Baton Rouge NAACP President Eugene Collins was the first to demand LeBlanc to be "removed from the bench."

Prior to LeBlanc's resignation, Collins said that her actions warranted consequences and warned that a demonstration would take place if she refused to voluntarily step down.

"That's a huge step for the State of Louisiana, making sure that our leaders of Louisiana don't support a sitting judge using racist undertones or racist language in any form."
"She's a racist. She used the n-word and we're still going to hold true to our position that she should be removed from her current position."

The NAACP submitted a formal complaint against LeBlanc with the State Supreme Court, following her admission.

On Wednesday, the NAACP also responded to Craft's heated statement to Governor Edwards.

"We are dismayed and extremely disappointed that Judge Jessie LeBlanc, through her attorney Jill Craft who has communicated multiple versions of what occurred, is using the cloak of a private conversation to justify the use of intentional racial discourse to refer to various Officers of the Court."
It is well known that the N-Word is a profoundly hurtful racial slur meant to stigmatize African Americans and should not be used at any time or in any circumstance."
"Judge LeBlanc has served on the Louisiana Sentencing Commission for several years and has decided thousands of cases, many involving the welfare and freedoms of African Americans."
"It is impossible to reconcile the possibility that Judge LeBlanc was fair and impartial while serving on this Commission or as magistrate while serving the 23rd Judicial District Court in light of her recent disturbing unsolicited racist remarks to another Officer of the Court."
"Judge LeBlanc has demonstrated that she is racially biased against African Americans, and it is only fair that all of the cases for which she served as a District Court Judge and Hearing Officer be reviewed."
"We applaud Governor John Bell Edwards, The Louisiana Legislative Black Caucus, and leaders, locally, statewide, nationally and internationally for taking a stand to uphold the integrity of the Judicial System.
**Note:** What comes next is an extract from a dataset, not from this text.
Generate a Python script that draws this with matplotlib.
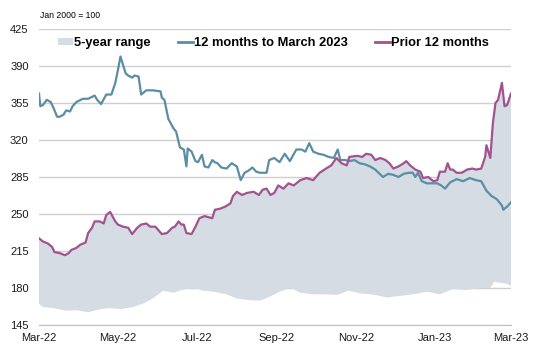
import matplotlib
matplotlib.use("Agg")
import matplotlib.pyplot as plt
import matplotlib.dates as mdates
from matplotlib.lines import Line2D
from matplotlib.patches import Patch
import numpy as np
import pandas as pd

plt.rcParams["font.family"] = ["Liberation Sans", "DejaVu Sans"]

# 12 months to March 2023 (index, Jan 2000 = 100)
current_dates = [
    "2022-03-01", "2022-03-02", "2022-03-04", "2022-03-07", "2022-03-10", "2022-03-12",
    "2022-03-15", "2022-03-17", "2022-03-20", "2022-03-22", "2022-03-25", "2022-03-27",
    "2022-03-30", "2022-04-04", "2022-04-08", "2022-04-13", "2022-04-15", "2022-04-18",
    "2022-04-22", "2022-04-26", "2022-04-29", "2022-05-01", "2022-05-03", "2022-05-07",
    "2022-05-09", "2022-05-12", "2022-05-14", "2022-05-17", "2022-05-19", "2022-05-23",
    "2022-05-28", "2022-06-03", "2022-06-04", "2022-06-06", "2022-06-09", "2022-06-13",
    "2022-06-15", "2022-06-18", "2022-06-21", "2022-06-23", "2022-06-24", "2022-06-27",
    "2022-06-30", "2022-07-02", "2022-07-05", "2022-07-07", "2022-07-10", "2022-07-13",
    "2022-07-15", "2022-07-17", "2022-07-20", "2022-07-24", "2022-07-28", "2022-08-01",
    "2022-08-04", "2022-08-07", "2022-08-10", "2022-08-13", "2022-08-16", "2022-08-19",
    "2022-08-24", "2022-08-26", "2022-08-30", "2022-09-03", "2022-09-07", "2022-09-11",
    "2022-09-16", "2022-09-20", "2022-09-23", "2022-09-26", "2022-09-29", "2022-10-03",
    "2022-10-07", "2022-10-11", "2022-10-15", "2022-10-18", "2022-10-20", "2022-10-24",
    "2022-10-27", "2022-10-31", "2022-11-04", "2022-11-08", "2022-11-12", "2022-11-16",
    "2022-11-22", "2022-11-26", "2022-11-30", "2022-12-04", "2022-12-08", "2022-12-12",
    "2022-12-15", "2022-12-17", "2022-12-19", "2022-12-22", "2022-12-26", "2022-12-30",
    "2023-01-03", "2023-01-06", "2023-01-09", "2023-01-13", "2023-01-18", "2023-01-23",
    "2023-01-28", "2023-02-02", "2023-02-06", "2023-02-10", "2023-02-14", "2023-02-18",
    "2023-02-22", "2023-02-23", "2023-02-26", "2023-03-01",
]
current_values = [
    364, 352, 353, 358, 356, 351, 342, 342, 344, 348, 347, 352,
    356, 359, 359, 362, 358, 354, 363, 363, 374, 386, 399, 383,
    381, 379, 381, 380, 363, 367, 367, 366, 360, 358, 340, 331,
    328, 313, 311, 295, 312, 309, 300, 299, 306, 295, 294, 301,
    299, 298, 294, 293, 298, 295, 282, 289, 291, 294, 290, 289,
    289, 301, 303, 299, 307, 300, 311, 311, 309, 317, 309, 307,
    306, 304, 303, 311, 301, 301, 300, 301, 298, 297, 295, 292,
    285, 288, 287, 285, 288, 289, 289, 285, 289, 281, 279, 279,
    279, 277, 274, 280, 283, 281, 284, 282, 281, 272, 267, 264,
    258, 254, 257, 261,
]

# Prior 12 months
prior_dates = [
    "2022-03-01", "2022-03-04", "2022-03-08", "2022-03-11", "2022-03-13", "2022-03-17",
    "2022-03-21", "2022-03-24", "2022-03-26", "2022-03-30", "2022-04-02", "2022-04-06",
    "2022-04-08", "2022-04-11", "2022-04-13", "2022-04-17", "2022-04-20", "2022-04-22",
    "2022-04-25", "2022-04-29", "2022-05-01", "2022-05-05", "2022-05-09", "2022-05-12",
    "2022-05-16", "2022-05-19", "2022-05-23", "2022-05-26", "2022-05-30", "2022-06-04",
    "2022-06-08", "2022-06-12", "2022-06-14", "2022-06-17", "2022-06-19", "2022-06-21",
    "2022-06-23", "2022-06-27", "2022-06-30", "2022-07-03", "2022-07-07", "2022-07-13",
    "2022-07-15", "2022-07-19", "2022-07-23", "2022-07-27", "2022-07-29", "2022-08-01",
    "2022-08-05", "2022-08-09", "2022-08-14", "2022-08-18", "2022-08-21", "2022-08-24",
    "2022-08-27", "2022-08-30", "2022-09-02", "2022-09-06", "2022-09-10", "2022-09-14",
    "2022-09-19", "2022-09-24", "2022-09-29", "2022-10-04", "2022-10-09", "2022-10-13",
    "2022-10-17", "2022-10-21", "2022-10-25", "2022-10-27", "2022-11-02", "2022-11-06",
    "2022-11-09", "2022-11-13", "2022-11-16", "2022-11-20", "2022-11-24", "2022-11-27",
    "2022-11-30", "2022-12-04", "2022-12-08", "2022-12-10", "2022-12-13", "2022-12-17",
    "2022-12-21", "2022-12-23", "2022-12-27", "2022-12-31", "2023-01-03", "2023-01-05",
    "2023-01-09", "2023-01-11", "2023-01-13", "2023-01-15", "2023-01-18", "2023-01-22",
    "2023-01-26", "2023-01-30", "2023-02-02", "2023-02-06", "2023-02-09", "2023-02-10",
    "2023-02-13", "2023-02-15", "2023-02-17", "2023-02-19", "2023-02-22", "2023-02-24",
    "2023-02-26", "2023-03-01",
]
prior_values = [
    227, 224, 222, 219, 214, 213, 211, 213, 216, 218, 221, 223,
    232, 237, 243, 243, 241, 249, 252, 243, 240, 238, 237, 231,
    237, 240, 241, 238, 238, 231, 232, 237, 238, 243, 240, 240,
    232, 231, 238, 246, 248, 246, 254, 255, 257, 260, 267, 271,
    268, 270, 271, 268, 273, 274, 268, 270, 277, 274, 279, 277,
    282, 284, 282, 289, 293, 296, 303, 298, 296, 304, 305, 304,
    307, 306, 301, 303, 301, 298, 293, 295, 298, 300, 296, 292,
    290, 284, 285, 281, 282, 290, 290, 298, 292, 292, 289, 289,
    292, 293, 292, 293, 304, 315, 303, 336, 355, 358, 374, 352,
    353, 364,
]

# Bottom of the 5-year range (top of the range follows the prior 12 months)
range_low_dates = [
    "2022-03-01", "2022-03-04", "2022-03-12", "2022-03-22", "2022-03-30", "2022-04-08",
    "2022-04-17", "2022-04-25", "2022-05-03", "2022-05-13", "2022-05-21", "2022-05-28",
    "2022-06-05", "2022-06-13", "2022-06-19", "2022-06-28", "2022-07-06", "2022-07-14",
    "2022-07-24", "2022-08-01", "2022-08-11", "2022-08-19", "2022-08-27", "2022-09-03",
    "2022-09-12", "2022-09-19", "2022-09-29", "2022-10-09", "2022-10-18", "2022-10-26",
    "2022-11-04", "2022-11-16", "2022-11-25", "2022-12-05", "2022-12-15", "2022-12-26",
    "2023-01-05", "2023-01-15", "2023-01-26", "2023-02-05", "2023-02-13", "2023-02-16",
    "2023-02-20", "2023-02-26", "2023-03-01",
]
range_low_values = [
    165, 162, 161, 158.5, 159, 157, 160, 161, 160, 162, 165.5, 170,
    177.5, 175.5, 178, 180, 177.5, 176.5, 174, 170, 168.5, 168, 172, 176.5,
    180, 175.5, 174, 174, 173.5, 177.5, 175, 173.5, 171, 172.5, 174, 176.5,
    174, 179, 178, 180, 180, 186, 185, 184, 182,
]

y_ticks = [145, 180, 215, 250, 285, 320, 355, 390, 425]
x_ticks = ["2022-03-01", "2022-05-01", "2022-07-01", "2022-09-01",
           "2022-11-01", "2023-01-01", "2023-03-01"]
x_labels = ["Mar-22", "May-22", "Jul-22", "Sep-22", "Nov-22", "Jan-23", "Mar-23"]

TEAL = "#5b8ea3"
PURPLE = "#a3528f"
SHADE = "#d6dce4"
GRID = "#cfcfcf"

cur_x = mdates.date2num(pd.to_datetime(current_dates))
prior_x = mdates.date2num(pd.to_datetime(prior_dates))
low_x = mdates.date2num(pd.to_datetime(range_low_dates))

fig = plt.figure(figsize=(5.33, 3.48), dpi=100)
ax = fig.add_axes([39 / 533, 1 - 325 / 348, 472 / 533, 296 / 348])

# shaded band: prior 12 months on top, 5-year low underneath
poly_x = np.concatenate([prior_x, low_x[::-1]])
poly_y = np.concatenate([prior_values, range_low_values[::-1]])
ax.fill(poly_x, poly_y, color=SHADE, lw=0, zorder=1)

ax.plot(cur_x, current_values, color=TEAL, lw=1.6, zorder=3)
ax.plot(prior_x, prior_values, color=PURPLE, lw=1.6, zorder=4)

ax.set_ylim(y_ticks[0], y_ticks[-1])
ax.set_yticks(y_ticks)
ax.set_xlim(mdates.date2num(pd.to_datetime(x_ticks[0])),
            mdates.date2num(pd.to_datetime(x_ticks[-1])))
ax.set_xticks(mdates.date2num(pd.to_datetime(x_ticks)))
ax.set_xticklabels(x_labels)

ax.grid(axis="y", color=GRID, lw=1, zorder=0)
ax.set_axisbelow(True)
for side in ["top", "right", "left"]:
    ax.spines[side].set_visible(False)
ax.spines["bottom"].set_color("#bfbfbf")
ax.tick_params(axis="y", length=0, labelsize=8, pad=7.5, colors="#1a1a1a")
ax.tick_params(axis="x", length=0, labelsize=8, pad=5.5, colors="#1a1a1a")

fig.text(40 / 533, 1 - 15 / 348, "Jan 2000 = 100", fontsize=6.2, va="center")

handles = [
    Patch(facecolor=SHADE, edgecolor="none"),
    Line2D([], [], color=TEAL, lw=2),
    Line2D([], [], color=PURPLE, lw=2),
]
labels = ["5-year range", "12 months to March 2023", "Prior 12 months"]
fig.legend(handles, labels, loc="center left", bbox_to_anchor=(58 / 533, 1 - 43 / 348),
           ncol=3, frameon=False, prop={"weight": "bold", "size": 9.3},
           handlelength=1.15, handleheight=0.5, handletextpad=0.1,
           columnspacing=2.1, borderaxespad=0, borderpad=0)

fig.savefig("out.png", dpi=100)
Judge Leblanc's attempt to double down on the context and forum for which these harmful words were said is shameful."

LeBlanc previously admitted to having an eight-year extramarital affair with Prejean, who was also married to someone else at the time.

Since ending the affair in 2016, she expressed her regret and mentioned she continues having to apologize to her husband.

"It is something I'm not proud of."
"I've had to apologize to my husband, I will continue to have to apologize to my husband, my children, and my God for the rest of my life."

Prejean was demoted from his position as chief deputy after he admitted to having the affair in 2019.

LeBlanc maintained she is not a racist and asked for forgiveness.

She told WAFB:

"As a person, I know that I am not a racist. I know that I treat everyone with respect. It doesn't matter who you are."
"I was not raised to treat someone based upon the color of their skin. So, to those people, I tell them, yes, I made a horrible decision in using those slurs toward those people."
"I ask for forgiveness from them. I've asked for forgiveness from my God. And, I know that I am not a person that bases you off the color of your skin."
Despite LeBlanc's apology, LSU law professor, Ken Levy, said the damage had already been done.
"What she said was clearly reprehensible, horrible, and inexcusable."

Collins added:

"I hope that she can get the forgiveness that she's seeking, but it won't come from the NAACP."